For this year’s April A-Z Challenge I am blogging a series of sketches about the free people formerly enslaved on the Cleage plantations in Athens, Tennessee. Most are not related to me by blood, although our families came off of the same plantations – those of Samuel, Alexander and David Cleage. Click on any image to enlarge.
This post is about my relationship to the Cleages of Athens, Tennessee. Kristin Cleage (that is me) was born free in Springfield, Mass. in 1946. My only sister was born when I was 2. My family moved back to Detroit when I was four. I finished high school and graduated with a degree in fine arts from Wayne State University. I worked as a pre-school teacher, a doll maker and a librarian. Eventually I married James Williams, who had an Associates Degree and worked as an organizer and an inspector of asphalt for the Michigan Dept of Transportation. We had six children. All of our children attended college, lived to be adults and most now have children of their own. At various times we have shared our home with children and grandchildren, and other relatives. We owned a variety of homes over the years, some with and some free from mortage. We often lived around extended family. I was the third generation of my Cleages born out of slavery.
My father, Rev. Albert B. Cleage Jr (aka Jaramogi Abebe Agyeman) was born free in Indianapolis, Indiana in 1911 to parents born in Tennessee and Kentucky. His family moved to Kalamazoo, Michigan and eventually Detroit. He had six siblings. All of them lived to be at least eighty years old. He attended public schools in Detroit and graduated with a BA from Wayne State University, followed by a Divinity Degree at Oberlin College and doing post degree work in film at the University of Southern California. He married my mother, Doris Graham and they had two daughters. Both daughters lived to be adults, graduated from college and had seven children between them. My father pastored churches in Lexington, KY; San Francisco, CA; Springfield, MA and Detroit, MI. He was active in politics and with friends and family, published newsletter, advocated self determination and black power for black people. He founded the Shrines of the Black Madonna with churches in Detroit, Atlanta and Houston. He died at the age of 88 in 2000 in South Carolina. He was the second generation born out of slavery.

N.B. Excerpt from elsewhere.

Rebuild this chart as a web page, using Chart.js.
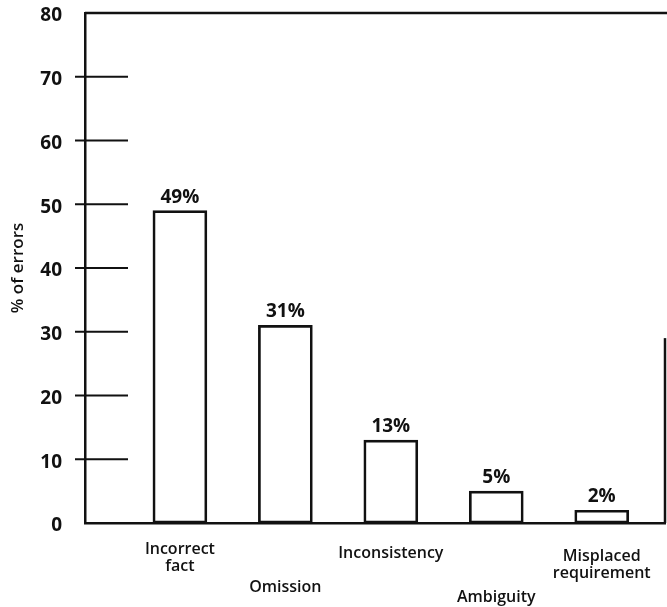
<!DOCTYPE html>
<html>
<head>
<meta charset="utf-8">
<script src="https://cdn.jsdelivr.net/npm/chart.js@4.4.1/dist/chart.umd.min.js"></script>
<style>
  html, body { margin: 0; padding: 0; background: #fff; }
  #wrap { width: 667px; height: 607px; position: relative; }
</style>
</head>
<body>
<div id="wrap"><canvas id="c" width="667" height="607"></canvas></div>
<script>
const categories = [["Incorrect", "fact"], ["Omission"], ["Inconsistency"], ["Ambiguity"], ["Misplaced", "requirement"]];
const values = [49, 31, 13, 5, 2];
const valueLabels = ["49%", "31%", "13%", "5%", "2%"];
const yTicks = [0, 10, 20, 30, 40, 50, 60, 70, 80];

const INK = '#111';
const FONT = '"Open Sans", "DejaVu Sans", sans-serif';

const decor = {
  id: 'decor',
  afterDatasetsDraw(chart, args, opts) {
    const ctx = chart.ctx;
    const xs = chart.scales.x, ys = chart.scales.y;
    const a = chart.chartArea;
    ctx.save();
    ctx.strokeStyle = INK;
    ctx.lineWidth = 2.5;
    // top border
    ctx.beginPath();
    ctx.moveTo(a.left, a.top);
    ctx.lineTo(chart.width, a.top);
    ctx.stroke();
    // partial right border (as in the scan)
    ctx.beginPath();
    ctx.moveTo(a.right, ys.getPixelForValue(opts.rightBorderFrom));
    ctx.lineTo(a.right, a.bottom);
    ctx.stroke();
    // y tick marks crossing the axis
    ctx.lineWidth = 2.2;
    yTicks.forEach(v => {
      if (v === 0 || v === 80) return;
      const y = ys.getPixelForValue(v);
      ctx.beginPath();
      ctx.moveTo(a.left - opts.tickOut, y);
      ctx.lineTo(a.left + opts.tickIn, y);
      ctx.stroke();
    });
    // value labels above bars
    const meta = chart.getDatasetMeta(0);
    ctx.fillStyle = INK;
    ctx.textAlign = 'center';
    ctx.textBaseline = 'alphabetic';
    ctx.font = 'bold 19px ' + FONT;
    meta.data.forEach((bar, i) => {
      ctx.fillText(valueLabels[i], bar.x, bar.y - 8);
    });
    // staggered category labels
    ctx.font = '600 16px ' + FONT;
    ctx.textBaseline = 'middle';
    categories.forEach((lines, i) => {
      const x = xs.getPixelForValue(i);
      lines.forEach((t, j) => {
        ctx.fillText(t, x, a.bottom + opts.labelOffsets[i] + j * opts.lineGap);
      });
    });
    ctx.restore();
  }
};

new Chart(document.getElementById('c'), {
  type: 'bar',
  data: {
    datasets: [{
      data: values.map((v, i) => ({ x: i, y: v })),
      backgroundColor: '#fff',
      borderColor: INK,
      borderWidth: 2.7,
      borderSkipped: false,
      barThickness: 54
    }]
  },
  options: {
    responsive: false,
    animation: false,
    layout: { padding: { top: 13, right: 2, left: 0, bottom: 0 } },
    plugins: {
      legend: { display: false },
      tooltip: { enabled: false },
      decor: {
        tickOut: 10, tickIn: 43, rightBorderFrom: 29,
        labelOffsets: [26, 64, 30, 74, 33], lineGap: 17
      }
    },
    scales: {
      x: {
        type: 'linear',
        offset: false,
        min: -0.9, max: 4.6,
        ticks: { display: false },
        grid: { display: false, offset: false },
        border: { display: true, color: INK, width: 2.5 },
        afterFit(s) { s.height = 84; s.paddingLeft = 0; s.paddingRight = 0; }
      },
      y: {
        min: 0, max: 80,
        afterBuildTicks(s) { s.ticks = yTicks.map(v => ({ value: v })); },
        ticks: {
          color: INK, padding: 15, labelOffset: 3,
          font: { family: FONT, size: 19, weight: 'bold' }
        },
        grid: { display: false },
        border: { display: true, color: INK, width: 2.5 },
        title: {
          display: true, text: '% of errors', color: INK,
          font: { family: FONT, size: 17, weight: '600' },
          padding: { top: 8, bottom: 0 }
        },
        afterFit(s) { s.width = 85; s.paddingTop = 0; s.paddingBottom = 0; }
      }
    }
  },
  plugins: [decor]
});
</script>
</body>
</html>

My grandfather, Dr. Albert B. Cleage Sr, was born free in Hackberry, Loudon County, TN in 1883. He was the youngest of 5 children born to Lewis Cleage and Celia Rice. Eventually the family moved back to Athens, TN and his parents were divorced. He and his siblings all graduated from high school. Several attended college. My grandfather graduated from Knoxville College in Knoxville, TN and the University of Indiana medical school, Indianapolis, IN. He married my grandmother, Pearl Reed and they had seven children who all lived to age 80 or beyond. After completing his internship, the family moved to Kalamazoo, MI. There he set up his medical practice. After several years they moved to Detroit, Michigan where he opened Cleage Clinic and practiced medicine. Three of his siblings and his mother eventually moved to Detroit. One brother remained in Athens. My grandfather regularly traveled back to visit. During his life, my grandfather helped found three churches and two black hospitals. This was in the days when black doctors could not practice in most white hospitals. In the 1950s my grandfather retired and in 1957 he died in Detroit. He was the first generation born out of slavery.
My greatgrandfather Lewis Cleage was born into slavery on Alexander Cleage’s plantation in McMinn County, about 1852. He was fourteen when freedom came with the end of the Civil War. He married Celia Rice in 1872 in Athens, TN and they had five children. They all lived to adulthood and attended high school and/or college. He worked as a farmer, in the steel mills, on the railroad and did other hard labor all of his life. He never learned to read or write. He died in 1918 in Indianapolis, Indiana. He lived free for 52 of his 66 years.
My 2X great grandfather Frank Cleage was born into slavery about 1816 in North Carolina. I do not know how he came to be on Samuel Cleage’s plantation, but he was there by 1834 when he was mentioned in the letter to the overseer. My 2X great grandmother Juda Cleage, was born into slavery about 1814. She came to Alexander Cleage’s plantation with his wife, Jemima Hurst. Juda was mentioned in both Elijah Hurst’s and Alexander Cleage’s Wills. Frank and Juda both gained their freedom after the Civil War and were legally married that same year. They had at least eight children. Frank worked as a laborer. I have not found them after the 1870 census. I can only trace 3 of their children so I am unable to give death ages. The three children I have found all did hard physical labor and were unable to read and write, as were Frank and Juda.